Conclusion: Predicting long-term success requires a human touch
Long-term success for an artist depends on many factors, including their own mental health, the quality of their team, their business structure, their budget, their creativity … many elements that data cannot measure, or for which information is not easily accessible.
When talking about data in A&R, the first thing that comes to mind is a hypothetical, magical tool that can predict an artist’s success. While predictive algorithms are now good at delivering short-term forecasts with a good level of confidence, they currently fall short on longer-term predictions.
This is because data is simply measuring the output and results of multiple intangible factors that cannot necessarily be expressed in numbers. Therefore, data alone isn’t enough to explain success, and is even less suited to forecast success on its own.

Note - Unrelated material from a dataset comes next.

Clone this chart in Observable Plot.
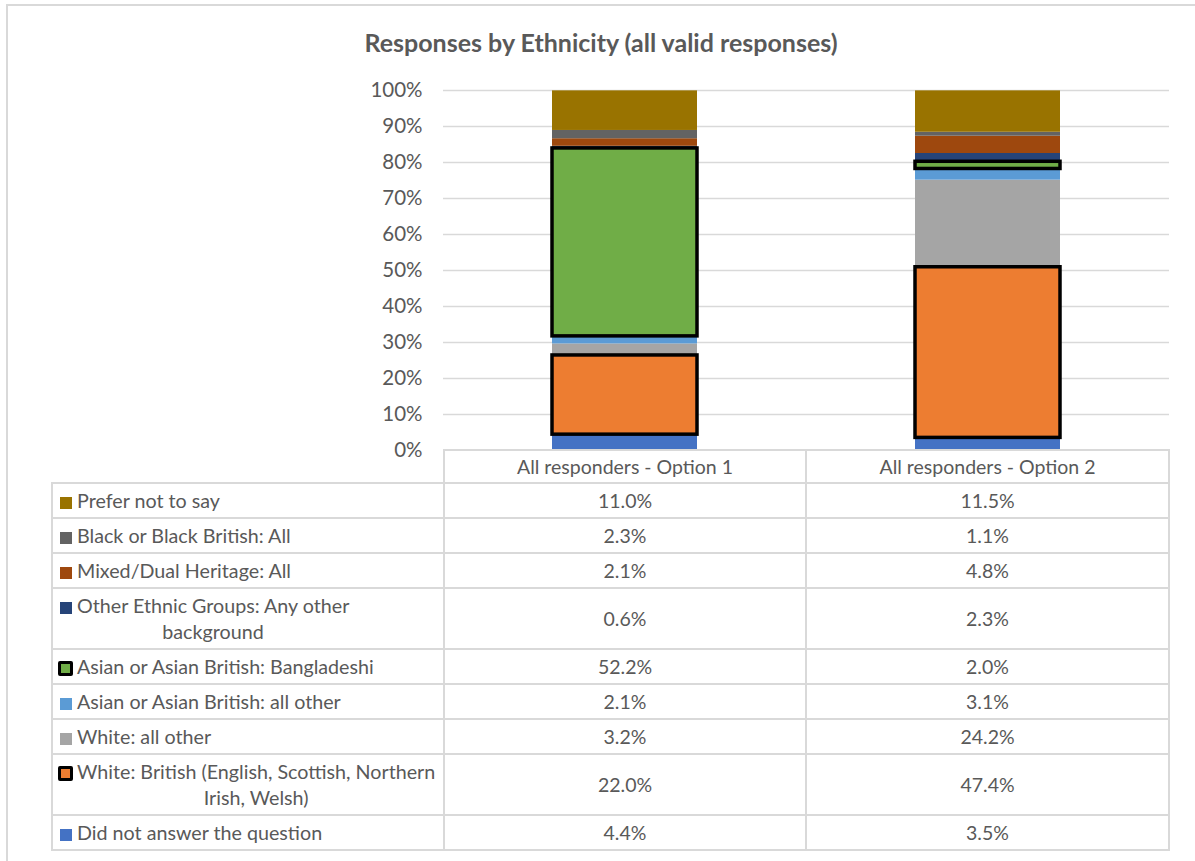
<!DOCTYPE html>
<html><head><meta charset="utf-8">
<script src="https://cdn.jsdelivr.net/npm/d3@7"></script>
<script src="https://cdn.jsdelivr.net/npm/@observablehq/plot@0.6"></script>
<style>
body{margin:0;background:#fff;overflow:hidden;width:1195px;height:861px;font-family:Lato,"Open Sans",sans-serif;color:#595959;}
#frame{position:absolute;left:6px;top:4px;width:1300px;height:1000px;border:2px solid #d9d9d9;box-sizing:border-box;}
#title{position:absolute;left:0;width:1202px;top:27px;text-align:center;font-weight:bold;font-size:25px;line-height:30px;}
#chart{position:absolute;left:0;top:0;}
#table{position:absolute;left:0;top:0;}
.cell{position:absolute;box-sizing:border-box;border:2px solid #d9d9d9;display:flex;align-items:center;justify-content:center;font-size:19.5px;background:#fff;}
.lab{position:absolute;left:60px;transform:translateY(-50%);font-size:19.7px;line-height:26px;white-space:nowrap;}
.key{display:inline-block;width:12px;height:12px;margin-right:5px;vertical-align:-1px;box-sizing:border-box;}
.key.hl{width:15px;height:15px;border:3px solid #000;margin-left:-2px;margin-right:4px;border-radius:2px;vertical-align:-2px;}
</style></head><body>
<div id="frame"></div>
<div id="title">Responses by Ethnicity (all valid responses)</div>
<div id="chart"></div>
<div id="table"></div>
<script>
// ---- data ----
const options = ["All responders - Option 1", "All responders - Option 2"];
// bottom-to-top stacking order
const categories = [
  "Did not answer the question",
  "White: British (English, Scottish, Northern Irish, Welsh)",
  "White: all other",
  "Asian or Asian British: all other",
  "Asian or Asian British: Bangladeshi",
  "Other Ethnic Groups: Any other background",
  "Mixed/Dual Heritage: All",
  "Black or Black British: All",
  "Prefer not to say"
];
const categoryLines = [
  ["Did not answer the question"],
  ["White: British (English, Scottish, Northern", "Irish, Welsh)"],
  ["White: all other"],
  ["Asian or Asian British: all other"],
  ["Asian or Asian British: Bangladeshi"],
  ["Other Ethnic Groups: Any other", "background"],
  ["Mixed/Dual Heritage: All"],
  ["Black or Black British: All"],
  ["Prefer not to say"]
];
const option1 = [4.4, 22.0, 3.2, 2.1, 52.2, 0.6, 2.1, 2.3, 11.0];
const option2 = [3.5, 47.4, 24.2, 3.1, 2.0, 2.3, 4.8, 1.1, 11.5];
const colors = ["#4472C4", "#ED7D31", "#A5A5A5", "#5B9BD5", "#70AD47", "#264478", "#9E480E", "#636363", "#997300"];
const highlighted = [
  "White: British (English, Scottish, Northern Irish, Welsh)",
  "Asian or Asian British: Bangladeshi"
];
const yTicks = [0, 10, 20, 30, 40, 50, 60, 70, 80, 90, 100];

const rows = categories.flatMap((c, i) => [
  {option: options[0], category: c, value: option1[i]},
  {option: options[1], category: c, value: option2[i]}
]);

// ---- chart ----
const chart = Plot.plot({
  width: 1195, height: 470,
  marginLeft: 443, marginRight: 26, marginTop: 90, marginBottom: 20,
  style: {background: "transparent", fontFamily: "Lato, 'Open Sans', sans-serif", fontSize: "20.5px", color: "#595959"},
  x: {domain: options, paddingInner: 0.6, paddingOuter: 0.3, axis: null},
  y: {domain: [0, 100], ticks: yTicks, tickFormat: d => d + "%", tickSize: 0, tickPadding: 21, label: null},
  color: {domain: categories, range: colors},
  marks: [
    Plot.ruleY(yTicks.filter(d => d > 0), {stroke: "#d9d9d9", strokeWidth: 1.5}),
    Plot.barY(rows, Plot.stackY({x: "option", y: "value", z: "category", fill: "category", order: categories})),
    Plot.barY(rows, Plot.stackY({x: "option", y: "value", z: "category", order: categories,
      fill: "none", stroke: "black",
      strokeWidth: d => highlighted.includes(d.category) ? 3.5 : 0}))
  ]
});
document.getElementById("chart").appendChild(chart);

// ---- data table ----
const colX = [52, 444, 806, 1169];
const rowHeights = [33, 35, 35, 35, 61, 35, 35, 35, 61, 35];
const line2Width = {"Other Ethnic Groups: Any other background": 272};
const table = document.getElementById("table");
let y = 450;
const rowTops = [];
for (const h of rowHeights) { rowTops.push(y); y += h; }
rowTops.push(y);

function cell(x0, x1, y0, y1, text) {
  const d = document.createElement("div");
  d.className = "cell";
  d.style.left = (x0 - 1) + "px";
  d.style.top = (y0 - 1) + "px";
  d.style.width = (x1 - x0 + 2) + "px";
  d.style.height = (y1 - y0 + 2) + "px";
  if (text != null) d.textContent = text;
  table.appendChild(d);
  return d;
}
// header
options.forEach((o, j) => cell(colX[j + 1], colX[j + 2], rowTops[0], rowTops[1], o));
// body: top to bottom = reverse stacking order
const fmt = v => v.toFixed(1) + "%";
const order = categories.map((c, i) => i).reverse();
order.forEach((ci, r) => {
  const y0 = rowTops[r + 1], y1 = rowTops[r + 2];
  cell(colX[0], colX[1], y0, y1, null);
  cell(colX[1], colX[2], y0, y1, fmt(option1[ci]));
  cell(colX[2], colX[3], y0, y1, fmt(option2[ci]));
  const lab = document.createElement("div");
  lab.className = "lab";
  lab.style.top = ((y0 + y1) / 2) + "px";
  const lines = categoryLines[ci];
  const l1 = document.createElement("div");
  const key = document.createElement("span");
  key.className = "key" + (highlighted.includes(categories[ci]) ? " hl" : "");
  key.style.background = colors[ci];
  l1.appendChild(key);
  l1.appendChild(document.createTextNode(lines[0]));
  lab.appendChild(l1);
  if (lines.length > 1) {
    const l2 = document.createElement("div");
    l2.textContent = lines[1];
    l2.style.marginLeft = "17px";
    l2.style.textAlign = "center";
    table.appendChild(lab);
    const w = line2Width[categories[ci]] || (l1.getBoundingClientRect().width - 17);
    l2.style.width = w + "px";
    lab.appendChild(l2);
  }
  table.appendChild(lab);
});
</script>
</body></html>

“Algorithms and automated tools can’t assess personal relationships very well, nor whether the artist manager is good, whether the agent really genuinely believes in the artist, whether the artist really wants to get involved in promotion,” Jenkins tells me. “These are all critical success factors in an artist’s career, and that makes the human touch indispensable.”
There’s also an important, and sometimes detrimental, relationship between data and risk. While A&R is getting more data-driven than ever before, data analytics tools can’t detect anything that is not already on their radar; in most cases, an artist needs to have successful data points around their music to get noticed in the first place.
This has led to a trend in the music industry where labels and other partners sign artists later and later in their careers. Artists that are signed today have often proven their potential independently first (with artist management companies taking on the bulk of the work in early “artist development”), then record labels come into play later on to help them take their careers to the next level.
This “cold start” problem could potentially present a major issue for the industry if A&R ultimately becomes too conservative. The more risk A&Rs take, the more leverage they ultimately get in breaking major artists.